Farrell-Fiennes-Gleeson? Pomyślałem 3 dobrych aktorów więc film może być ciekawy, a jednak...:/
Owszem zgodze się, że film był nietypowy, miał swój mały klimacik, zaskoczył raz czy dwa, miał niezłe teksty, no i pojawiła się fanatastyczna kreacja Ralpha Fiennes'a...ale do cholery o co chodziło reżyserowi? Co chciał przekazać tym filmem? Że winni będą osądzeni, że sumienie zawsze nas dopadnie, przyjaźń raz jest silna i potrafi uratować drugą osobę, a raz nie zważa na okoliczności i nawet przyjaciel może nas zdradzić. Dobra przesłań było wiele, ale pomimo tego zostało to przedstawione w sposób nudny, wręcz senny, bez żadnego napięcia.
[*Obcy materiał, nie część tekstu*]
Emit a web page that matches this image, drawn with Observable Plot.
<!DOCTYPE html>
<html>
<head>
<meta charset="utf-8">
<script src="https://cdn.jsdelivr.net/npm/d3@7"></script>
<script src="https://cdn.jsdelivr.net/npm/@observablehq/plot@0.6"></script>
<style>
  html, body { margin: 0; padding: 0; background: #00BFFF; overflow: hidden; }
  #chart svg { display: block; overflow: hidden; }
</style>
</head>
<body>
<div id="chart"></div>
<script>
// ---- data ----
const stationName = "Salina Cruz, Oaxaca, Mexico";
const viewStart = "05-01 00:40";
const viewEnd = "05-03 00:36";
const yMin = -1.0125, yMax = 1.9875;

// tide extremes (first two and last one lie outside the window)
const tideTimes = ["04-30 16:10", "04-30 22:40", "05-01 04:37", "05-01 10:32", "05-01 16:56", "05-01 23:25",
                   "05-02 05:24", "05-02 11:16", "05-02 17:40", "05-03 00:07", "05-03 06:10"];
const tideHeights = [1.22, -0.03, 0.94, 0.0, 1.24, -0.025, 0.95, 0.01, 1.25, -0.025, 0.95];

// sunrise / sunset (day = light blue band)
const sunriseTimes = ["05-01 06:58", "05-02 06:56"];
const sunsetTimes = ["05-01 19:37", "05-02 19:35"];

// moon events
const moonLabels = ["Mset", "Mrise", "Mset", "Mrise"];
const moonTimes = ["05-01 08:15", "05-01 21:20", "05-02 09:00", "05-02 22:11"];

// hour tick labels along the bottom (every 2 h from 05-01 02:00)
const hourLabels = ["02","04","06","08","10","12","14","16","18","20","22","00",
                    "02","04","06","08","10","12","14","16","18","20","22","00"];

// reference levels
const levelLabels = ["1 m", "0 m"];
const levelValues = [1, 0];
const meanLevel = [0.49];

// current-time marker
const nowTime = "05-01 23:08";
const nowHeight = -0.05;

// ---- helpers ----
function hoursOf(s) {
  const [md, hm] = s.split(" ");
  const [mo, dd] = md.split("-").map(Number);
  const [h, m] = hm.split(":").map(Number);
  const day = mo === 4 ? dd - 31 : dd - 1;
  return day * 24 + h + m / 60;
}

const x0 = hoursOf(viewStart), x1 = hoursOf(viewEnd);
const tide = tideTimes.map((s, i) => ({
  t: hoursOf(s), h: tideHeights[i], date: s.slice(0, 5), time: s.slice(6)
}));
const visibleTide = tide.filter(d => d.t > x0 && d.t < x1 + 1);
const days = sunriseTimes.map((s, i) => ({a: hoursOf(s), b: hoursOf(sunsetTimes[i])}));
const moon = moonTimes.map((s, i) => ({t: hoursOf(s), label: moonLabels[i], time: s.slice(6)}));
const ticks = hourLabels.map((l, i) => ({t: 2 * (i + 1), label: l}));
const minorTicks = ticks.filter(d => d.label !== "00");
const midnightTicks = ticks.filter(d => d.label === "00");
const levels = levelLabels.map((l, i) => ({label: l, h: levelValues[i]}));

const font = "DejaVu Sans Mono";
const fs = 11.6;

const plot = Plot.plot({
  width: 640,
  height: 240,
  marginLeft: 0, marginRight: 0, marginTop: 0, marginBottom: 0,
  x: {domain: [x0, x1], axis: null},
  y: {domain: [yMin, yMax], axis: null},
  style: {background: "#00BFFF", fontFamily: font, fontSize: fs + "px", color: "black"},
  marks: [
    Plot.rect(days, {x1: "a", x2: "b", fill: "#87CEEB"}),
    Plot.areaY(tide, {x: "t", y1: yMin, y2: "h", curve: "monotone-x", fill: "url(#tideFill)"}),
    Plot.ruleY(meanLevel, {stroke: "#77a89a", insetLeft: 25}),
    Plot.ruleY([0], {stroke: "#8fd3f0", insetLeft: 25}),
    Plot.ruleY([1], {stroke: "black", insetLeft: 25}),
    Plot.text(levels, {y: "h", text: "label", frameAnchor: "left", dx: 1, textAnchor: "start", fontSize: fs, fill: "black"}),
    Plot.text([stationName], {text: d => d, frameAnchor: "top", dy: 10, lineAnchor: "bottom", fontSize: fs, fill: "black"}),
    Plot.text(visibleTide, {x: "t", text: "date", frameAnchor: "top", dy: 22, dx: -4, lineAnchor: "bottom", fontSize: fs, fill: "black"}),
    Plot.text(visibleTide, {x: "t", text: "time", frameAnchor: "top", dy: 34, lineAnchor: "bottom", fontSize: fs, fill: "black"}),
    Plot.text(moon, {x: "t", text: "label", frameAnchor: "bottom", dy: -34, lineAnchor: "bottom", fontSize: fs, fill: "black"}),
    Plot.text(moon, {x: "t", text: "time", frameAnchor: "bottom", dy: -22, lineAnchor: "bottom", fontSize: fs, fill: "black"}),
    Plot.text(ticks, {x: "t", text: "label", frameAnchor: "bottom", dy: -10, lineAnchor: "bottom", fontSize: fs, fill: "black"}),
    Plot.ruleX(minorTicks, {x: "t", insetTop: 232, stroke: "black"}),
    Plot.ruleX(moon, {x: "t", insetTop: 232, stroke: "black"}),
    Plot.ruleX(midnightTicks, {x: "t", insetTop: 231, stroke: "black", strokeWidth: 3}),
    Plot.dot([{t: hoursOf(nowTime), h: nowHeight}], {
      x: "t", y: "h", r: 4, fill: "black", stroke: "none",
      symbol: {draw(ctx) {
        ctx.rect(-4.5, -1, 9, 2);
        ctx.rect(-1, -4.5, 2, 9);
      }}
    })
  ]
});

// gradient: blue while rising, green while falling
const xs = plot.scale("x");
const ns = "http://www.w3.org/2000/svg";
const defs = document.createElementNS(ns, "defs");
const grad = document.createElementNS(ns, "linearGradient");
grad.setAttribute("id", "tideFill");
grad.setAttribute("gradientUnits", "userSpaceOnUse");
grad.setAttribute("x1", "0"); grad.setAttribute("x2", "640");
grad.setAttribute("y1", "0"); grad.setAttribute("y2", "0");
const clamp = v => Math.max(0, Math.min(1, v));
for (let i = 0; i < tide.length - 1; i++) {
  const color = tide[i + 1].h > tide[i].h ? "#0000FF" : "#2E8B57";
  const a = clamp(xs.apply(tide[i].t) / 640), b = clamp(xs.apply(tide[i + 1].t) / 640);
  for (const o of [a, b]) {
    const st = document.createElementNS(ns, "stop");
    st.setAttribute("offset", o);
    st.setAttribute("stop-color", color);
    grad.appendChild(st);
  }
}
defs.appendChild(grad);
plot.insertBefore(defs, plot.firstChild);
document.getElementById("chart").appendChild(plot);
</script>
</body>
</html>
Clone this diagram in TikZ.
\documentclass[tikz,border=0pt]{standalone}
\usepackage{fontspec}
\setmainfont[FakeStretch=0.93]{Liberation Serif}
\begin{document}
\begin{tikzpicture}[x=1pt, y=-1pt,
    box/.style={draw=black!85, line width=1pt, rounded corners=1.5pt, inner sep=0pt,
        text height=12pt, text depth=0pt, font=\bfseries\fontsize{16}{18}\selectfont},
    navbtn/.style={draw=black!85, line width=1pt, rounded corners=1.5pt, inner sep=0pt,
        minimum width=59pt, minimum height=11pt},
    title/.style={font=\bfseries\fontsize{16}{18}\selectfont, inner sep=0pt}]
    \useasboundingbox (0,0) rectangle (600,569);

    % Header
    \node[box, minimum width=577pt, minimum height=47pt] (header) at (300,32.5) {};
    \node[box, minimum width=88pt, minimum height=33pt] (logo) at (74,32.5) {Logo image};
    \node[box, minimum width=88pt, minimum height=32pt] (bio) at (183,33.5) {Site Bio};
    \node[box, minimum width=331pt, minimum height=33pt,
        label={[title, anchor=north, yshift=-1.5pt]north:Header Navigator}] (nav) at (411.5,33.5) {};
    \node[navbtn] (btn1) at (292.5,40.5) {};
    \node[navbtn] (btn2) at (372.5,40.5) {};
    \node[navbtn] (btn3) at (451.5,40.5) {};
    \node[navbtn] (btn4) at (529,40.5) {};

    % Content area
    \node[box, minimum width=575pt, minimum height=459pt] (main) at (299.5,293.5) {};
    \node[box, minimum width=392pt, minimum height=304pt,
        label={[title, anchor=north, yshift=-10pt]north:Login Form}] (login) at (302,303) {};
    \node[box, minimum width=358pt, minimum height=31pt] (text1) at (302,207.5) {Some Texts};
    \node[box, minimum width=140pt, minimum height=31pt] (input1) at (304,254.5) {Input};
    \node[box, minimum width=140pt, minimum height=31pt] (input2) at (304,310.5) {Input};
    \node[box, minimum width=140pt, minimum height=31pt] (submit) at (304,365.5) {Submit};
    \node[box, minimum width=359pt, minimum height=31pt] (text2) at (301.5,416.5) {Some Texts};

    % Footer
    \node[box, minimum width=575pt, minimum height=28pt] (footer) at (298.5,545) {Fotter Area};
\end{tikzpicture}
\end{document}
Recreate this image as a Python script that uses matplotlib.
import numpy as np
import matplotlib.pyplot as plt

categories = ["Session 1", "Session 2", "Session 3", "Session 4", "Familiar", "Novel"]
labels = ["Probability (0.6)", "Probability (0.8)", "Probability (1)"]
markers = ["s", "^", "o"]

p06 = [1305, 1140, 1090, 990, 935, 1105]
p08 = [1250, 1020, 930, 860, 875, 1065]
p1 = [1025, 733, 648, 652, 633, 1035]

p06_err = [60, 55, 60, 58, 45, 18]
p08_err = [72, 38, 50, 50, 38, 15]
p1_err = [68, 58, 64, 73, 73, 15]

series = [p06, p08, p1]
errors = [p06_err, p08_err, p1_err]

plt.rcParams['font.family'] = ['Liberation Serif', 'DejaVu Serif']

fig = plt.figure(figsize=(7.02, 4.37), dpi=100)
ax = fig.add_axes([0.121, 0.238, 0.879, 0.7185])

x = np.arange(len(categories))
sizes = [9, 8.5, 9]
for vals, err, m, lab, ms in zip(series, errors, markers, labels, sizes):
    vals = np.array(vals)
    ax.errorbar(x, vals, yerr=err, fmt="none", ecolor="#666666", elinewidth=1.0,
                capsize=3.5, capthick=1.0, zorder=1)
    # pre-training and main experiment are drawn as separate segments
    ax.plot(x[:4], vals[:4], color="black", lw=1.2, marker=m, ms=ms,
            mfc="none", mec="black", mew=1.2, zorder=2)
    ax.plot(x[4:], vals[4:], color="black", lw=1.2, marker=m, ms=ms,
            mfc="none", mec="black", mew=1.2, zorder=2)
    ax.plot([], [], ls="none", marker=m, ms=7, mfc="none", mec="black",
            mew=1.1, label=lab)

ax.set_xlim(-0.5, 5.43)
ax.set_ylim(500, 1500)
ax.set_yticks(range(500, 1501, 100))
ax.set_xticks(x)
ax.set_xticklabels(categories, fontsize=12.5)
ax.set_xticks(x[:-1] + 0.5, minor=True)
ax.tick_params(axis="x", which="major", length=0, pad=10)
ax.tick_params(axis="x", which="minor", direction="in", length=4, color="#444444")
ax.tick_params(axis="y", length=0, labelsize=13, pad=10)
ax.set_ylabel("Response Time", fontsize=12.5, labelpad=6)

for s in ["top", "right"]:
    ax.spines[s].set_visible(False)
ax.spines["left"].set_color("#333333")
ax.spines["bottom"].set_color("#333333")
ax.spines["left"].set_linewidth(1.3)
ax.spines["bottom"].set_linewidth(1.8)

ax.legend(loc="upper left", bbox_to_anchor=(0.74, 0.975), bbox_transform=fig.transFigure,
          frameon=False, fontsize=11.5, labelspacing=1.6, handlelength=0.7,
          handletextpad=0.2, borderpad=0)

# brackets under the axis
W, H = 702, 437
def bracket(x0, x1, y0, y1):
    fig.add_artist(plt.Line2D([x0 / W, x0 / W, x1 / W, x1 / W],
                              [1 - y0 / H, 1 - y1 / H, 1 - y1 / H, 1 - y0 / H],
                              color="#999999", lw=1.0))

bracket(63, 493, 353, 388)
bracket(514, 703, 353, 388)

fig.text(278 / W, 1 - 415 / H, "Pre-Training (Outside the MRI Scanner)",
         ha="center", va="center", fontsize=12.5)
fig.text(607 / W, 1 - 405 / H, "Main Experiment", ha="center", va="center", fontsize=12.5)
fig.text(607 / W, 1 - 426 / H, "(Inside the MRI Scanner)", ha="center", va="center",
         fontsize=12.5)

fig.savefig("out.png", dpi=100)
Kompletna klapa. Potencjał został nie wykorzystany. Zastanawiam się dlaczego tak wielu z Was jest zachwycona tym filmem?
Zaraz pewnie 'zlecą się muchy' i obsrają mnie obelgami, że jestem do dupy, nie znam się na kinie, że pewnie oglądam tylko filmy kat. B a na prawdziwym kunszcie się nie znam, ale ja po prostu napisałem co myśle o tym co zobaczyłem kilka minut temu.
NIESTETY - STRATA CZASU! WIELKIE ROZCZAROWANIE!